Bond is back and with quite a wallop, in this, one of the most enjoyable 007 outings for years.
It’s not just that the stunts are bigger and better than ever, the locations as glamorous and monied, or the cast list A-plus; the reason why you’ll come out of a screening of Spectre with a self-satisfied grin on your face is that Daniel Craig – that most po-faced of secret agents – seems to have got his mojo back. This is Bond with a sense of humour and boy does it lighten up proceedings.
Even before the credits start there’s a long, visually-stunning sequence set during the Day of the Dead in Mexico City. Bond walks across rooftops tracking the bad guys, there is a shoot-out and subsequent explosion before a jaw-dropping helicopter fight scene that sets up a series of set pieces that will take us to London, Rome, Tangier, Austria and back to London again for yet another helicopter chase scene culminating on Westminster Bridge. No wonder director Sam Mendes had to make this the longest Bond movie ever; he would have never have packed everything in otherwise.

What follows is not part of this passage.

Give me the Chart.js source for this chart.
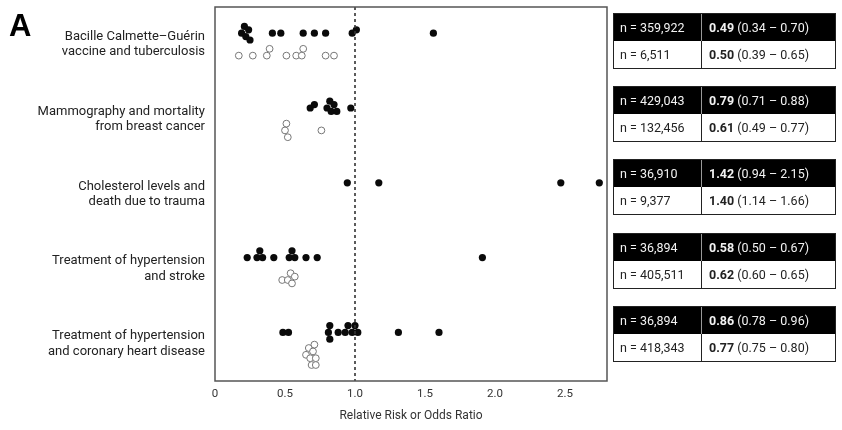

The theme here is trust. On numerous occasions throughout the film people ask Bond ‘can I trust you?’ (and in one instance Bond hands the questioner his gun as assurance), which is odd when you think about it because secret services are all about smoke and mirrors, lies and disinformation. But as we know, for 007, ‘my word is my bond’ in every sense.
The plot sees M15 and M16 being merged in order to ‘share’ intelligence but it’s obvious that our usual suspects M (Ralph Fiennes), Q (Ben Wishaw), Moneypenny (Naomie Harris) and of course James himself (Craig) don’t like the fact they are being bossed about by ‘C’ (Andrew Scott), a jumped-up civil servant who believes drones should take the place of actual, living agents.
However, there is a deeper, darker story lurking beneath this and it gradually becomes clear that the mysterious baddie Oberhauser (Christoph Waltz, criminally underused in the first half of the film) has links to both James’ past and various other villains he has met during his career.
As ever, there are glamorous females, although Monica Bellucci’s role seems only to exist so Bond can bed an older woman, while Lea Seydoux as a young doctor lacks any breadth or depth and seems far too fey and fragile to kick ass as she accompanies James to a highly dangerous meeting in the Sahara desert.
So, Mendes hasn’t really changed the formula; just lightened it up, added some new high-tech gizmos and updated a few characters. But it works -just lose yourself in two-and-a-half hours of pure entertainment where every one of the millions of pounds spent on the movie are up there to see on the screen.
Will this be Craig’s last outing as the world’s most famous secret agent? If so, he’s going out with one hell of a bang.